What is the best car insurance if you have speeding tickets or a moving violation?

There is no single best or cheapest insurer for ticketed drivers — rates vary enormously by insurer, state, violation type, and how long ago the ticket occurred. The most effective strategy is to get multiple quotes at renewal, ask about usage-based programs (which let your current driving speak louder than a past violation), and understand when the ticket will age off your record. Rates for ticketed drivers typically return to clean-record levels after three to five years, depending on the state and insurer.

A speeding ticket or moving violation tells your insurer that you are a statistically higher risk. That translates directly into a higher premium — but by how much, and for how long, varies so widely across carriers and states that there is genuinely no universal answer to who is 'cheapest' for ticketed drivers. The Insurance Information Institute (III) and the NAIC consumer resources both point to shopping multiple carriers as the primary consumer strategy.

How violations affect your premium

When you renew your policy or switch carriers, insurers pull your motor vehicle record (MVR) from your state's DMV. Every moving violation on that record is a rating factor. A single minor speeding ticket (e.g., 10 mph over the limit) can raise premiums anywhere from 5% to 30% at renewal, depending on the carrier's proprietary surcharge tables and your state's regulatory framework. Multiple violations compound the effect. More serious offenses — reckless driving, DUI/DWI — cause steeper surcharges and may result in a non-renewal.

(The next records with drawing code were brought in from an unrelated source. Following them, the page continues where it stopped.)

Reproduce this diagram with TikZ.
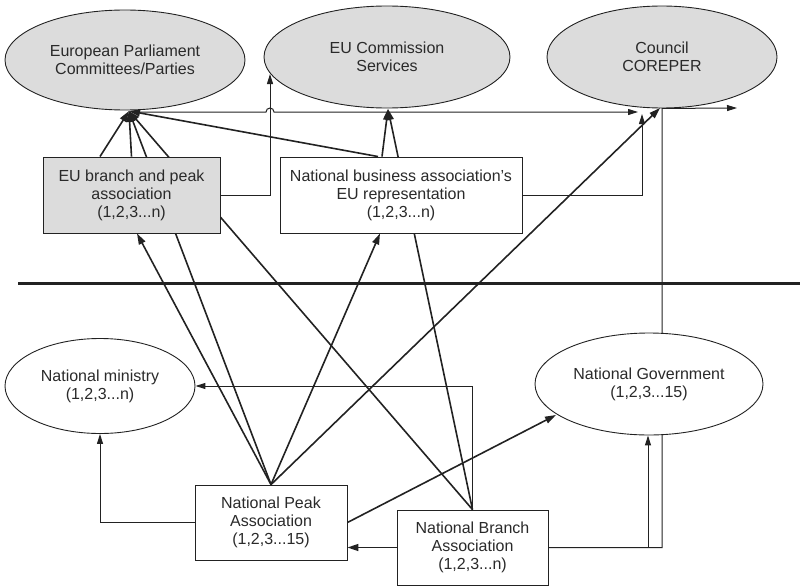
\documentclass[tikz,border=0pt]{standalone}
\usepackage{fontspec}
\setmainfont{Liberation Sans}
\usetikzlibrary{shapes.geometric,arrows.meta,backgrounds}
\definecolor{txt}{HTML}{2A2A2A}
\definecolor{ln}{HTML}{222222}
\definecolor{fillg}{HTML}{DCDCDC}
\begin{document}
\begin{tikzpicture}[x=1pt,y=-1pt,
  every node/.style={font=\fontsize{16}{18}\selectfont, text=txt, align=center},
  ell/.style={ellipse, draw=ln, line width=0.9pt, inner sep=0pt},
  box/.style={rectangle, draw=ln, line width=0.9pt, inner sep=0pt},
  thickarr/.style={line width=1.6pt, draw=ln, -{Triangle[length=11pt,width=7pt]}},
  thinarr/.style={line width=1pt, draw=ln, -{Triangle[length=10pt,width=6pt]}},
  divider/.style={line width=3pt, draw=ln}]
\useasboundingbox (0,0) rectangle (803,586);
% nodes
\node[ell, fill=fillg, minimum width=240pt, minimum height=100pt] (ep) at (125,60) {European Parliament\\Committees/Parties};
\node[ell, fill=fillg, minimum width=246pt, minimum height=102pt] (ec) at (387,57) {EU Commission\\Services};
\node[ell, fill=fillg, minimum width=230pt, minimum height=102pt] (co) at (662,57) {Council\\COREPER};
\node[box, fill=fillg, minimum width=177pt, minimum height=76pt] (eub) at (131.5,195) {EU branch and peak\\association\\(1,2,3...n)};
\node[box, fill=white, minimum width=242pt, minimum height=76pt] (nbr) at (401,195) {National business association’s\\EU representation\\(1,2,3...n)};
\node[ell, fill=white, minimum width=190pt, minimum height=95pt] (nm) at (100,386) {National ministry\\(1,2,3...n)};
\node[ell, fill=white, minimum width=228pt, minimum height=102pt] (ng) at (649,384) {National Government\\(1,2,3...15)};
\node[box, fill=white, minimum width=152pt, minimum height=75pt] (np) at (271,522.5) {National Peak\\Association\\(1,2,3...15)};
\node[box, fill=white, minimum width=151pt, minimum height=75pt] (nb) at (472.5,547.5) {National Branch\\Association\\(1,2,3...n)};
% coordinates
\coordinate (epT) at (129,111);
\coordinate (epS) at (133,112);
\coordinate (ecT) at (388,109);
\coordinate (coT) at (660,108);
\coordinate (coH) at (638,112);
\coordinate (coL) at (642,114);
\coordinate (coR) at (737,108);
\coordinate (ecL) at (270,74);
\coordinate (ngT) at (556,415);
\coordinate (dl) at (18,283);
\coordinate (dr) at (800,283);
\begin{pgfonlayer}{background}
\draw[divider] (dl) -- (dr);
% into European Parliament
\draw[thickarr] ([xshift=-31.5pt]eub.north) -- (epT);
\draw[thickarr] (eub.north) -- (epT);
\draw[thickarr] (np.north) -- (epT);
\draw[thickarr] (nb.north) -- (epT);
\draw[thickarr] ([xshift=-23pt]nbr.north) -- (epT);
% into Commission
\draw[thickarr] ([xshift=-19pt]nbr.north) -- (ecT);
\draw[thickarr] (nb.north) -- (ecT);
\draw[thinarr] (eub.east) -| (ecL);
% into Council
\draw[thinarr] (epS) -- (266,112) arc[start angle=180,end angle=0,radius=4pt] -- (coH);
\draw[thickarr] (np.north) -- (coT);
\draw[thinarr] (nbr.east) -| (coL);
\draw[thinarr] (nb.east) -| (co.south) -- (coR);
% national level
\draw[thickarr] (np.north) -- ([xshift=5.5pt]eub.south);
\draw[thickarr] (np.north) -- ([xshift=-21pt]nbr.south);
\draw[thickarr] (np.east) -- (ngT);
\draw[thickarr] (nb.west) -- (nb.west -| np.east);
\draw[thinarr] (nb.north) |- (nm.east);
\draw[thinarr] (np.west) -| (nm.south);
\draw[thinarr] (nb.east) -| ([xshift=-1pt]ng.south);
\end{pgfonlayer}
\end{tikzpicture}
\end{document}
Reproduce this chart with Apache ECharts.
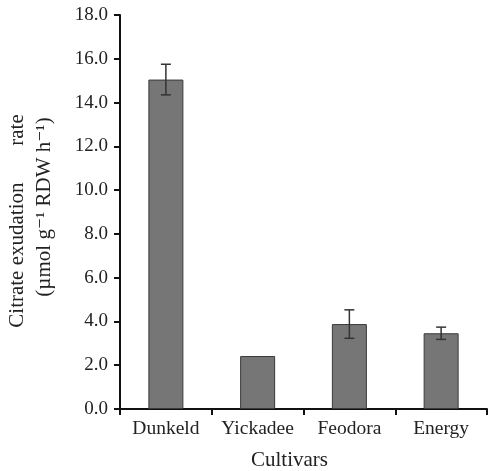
<!DOCTYPE html>
<html><head><meta charset="utf-8">
<script src="https://cdn.jsdelivr.net/npm/echarts@6/dist/echarts.min.js"></script>
<style>html,body{margin:0;padding:0;background:#fff}#c{width:488px;height:471px}</style>
</head><body><div id="c"></div>
<script>
const categories = ['Dunkeld', 'Yickadee', 'Feodora', 'Energy'];
const values = [15.05, 2.42, 3.88, 3.46];
const errors = [0.70, 0, 0.65, 0.28];
const yTicks = [0, 2, 4, 6, 8, 10, 12, 14, 16, 18];

const font = '"Liberation Serif", "DejaVu Serif", serif';
const chart = echarts.init(document.getElementById('c'));
chart.setOption({
  animation: false,
  grid: { left: 120, right: 1, top: 15, bottom: 62, containLabel: false, outerBoundsMode: 'none' },
  xAxis: {
    type: 'category', data: categories,
    axisLine: { lineStyle: { color: '#111', width: 2 } },
    axisTick: { show: true, interval: 0, alignWithLabel: false, length: 6, lineStyle: { color: '#111', width: 2 } },
    axisLabel: { interval: 0, hideOverlap: false, fontFamily: font, fontSize: 19.5, color: '#222', margin: 10 },
    name: 'Cultivars', nameLocation: 'middle', nameGap: 41,
    nameTextStyle: { fontFamily: font, fontSize: 21, color: '#222', padding: [0, 28, 0, 0] }
  },
  yAxis: {
    type: 'value', min: yTicks[0], max: yTicks[yTicks.length - 1], interval: 2,
    splitLine: { show: false },
    axisLine: { show: true, lineStyle: { color: '#111', width: 2 } },
    axisTick: { show: true, length: 6, lineStyle: { color: '#111', width: 2 } },
    axisLabel: { fontFamily: font, fontSize: 19, color: '#222', margin: 12,
      formatter: v => v.toFixed(1) },
    name: '{a|Citrate exudation       rate}\n{b|(µmol g⁻¹ RDW h⁻¹)}',
    nameLocation: 'middle', nameGap: 62,
    nameTextStyle: { fontFamily: font, fontSize: 21, color: '#222', lineHeight: 27,
      rich: {
        a: { fontFamily: font, fontSize: 21, color: '#222', lineHeight: 27, padding: [0, 18, 0, 0] },
        b: { fontFamily: font, fontSize: 21, color: '#222', lineHeight: 27, padding: [0, 0, 0, 10] }
      }
    }
  },
  series: [
    {
      type: 'bar', data: values, barWidth: 35,
      itemStyle: { color: '#767676', borderColor: '#3a3a3a', borderWidth: 1 }
    },
    {
      type: 'custom',
      data: values.map((v, i) => [i, v, errors[i]]),
      renderItem: (params, api) => {
        const i = api.value(0), v = api.value(1), e = api.value(2);
        if (!e) return null;
        const top = api.coord([i, v + e]);
        const bot = api.coord([i, v - e]);
        const w = 5;
        const st = { stroke: '#333', lineWidth: 1.5 };
        return { type: 'group', children: [
          { type: 'line', shape: { x1: top[0], y1: top[1], x2: bot[0], y2: bot[1] }, style: st },
          { type: 'line', shape: { x1: top[0] - w, y1: top[1], x2: top[0] + w, y2: top[1] }, style: st },
          { type: 'line', shape: { x1: bot[0] - w, y1: bot[1], x2: bot[0] + w, y2: bot[1] }, style: st }
        ]};
      },
      z: 5
    }
  ]
});
</script></body></html>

How long a ticket stays on your record

Most states keep minor moving violations on your MVR for three to five years from the date of conviction. Serious violations (DUI, reckless driving, leaving the scene of an accident) typically remain on your MVR for five to ten years or longer. Your insurer's surcharge period may differ from how long the violation stays on your state DMV record — some carriers stop surcharging after three years even if the violation still appears on your MVR, while others surcharge for the full window. The NAIC recommends contacting your state's department of insurance if you have questions about how long a violation can be used as a rating factor in your state.

When SR-22 is required

SR-22 is not insurance — it is a certificate your insurer files with your state to confirm that you carry at least the state's minimum required liability coverage. Courts and state DMVs typically require it after serious violations: DUI/DWI, driving uninsured, reckless driving, or accumulating too many points in a short period. If your state requires an SR-22, your existing insurer files it on your behalf (for a fee), or you find a carrier willing to write a policy and file it. SR-22 requirements typically last one to three years. Not every insurer writes SR-22 policies — if yours doesn't, you'll need to shop.

Usage-based insurance for ticketed drivers

Usage-based or telematics programs monitor your actual driving behavior — speed, braking, time of day, mileage — rather than relying solely on your historical record. For drivers who received a ticket in the past but have changed their habits, a telematics program can let current behavior offset the historical violation in the carrier's pricing model. The III reports that these programs are available from numerous carriers. Not every driver benefits equally, and the data your insurer collects may be used in future underwriting decisions.

Why there is no single best insurer for ticketed drivers

Each insurer files its own surcharge schedules with state regulators. That means the same driver with the same violation can receive quotes that differ by hundreds of dollars per year depending on which carriers they approach. Regional carriers sometimes surcharge less than national ones for minor violations; the reverse is also true. The only way to find the most competitive rate for your specific situation is to get multiple quotes — at least three — from different companies at renewal. Online comparison tools and independent insurance agents can help surface options you might not find shopping direct.

No single insurer is cheapest for everyone

Any source that names one insurer as universally cheapest for ticketed drivers is overstating certainty. Rates are individualized — your state, violation type, date of offense, vehicle, and credit history (where allowed) all interact. Get quotes, compare actual offers, and reassess at each renewal as the violation ages off your record.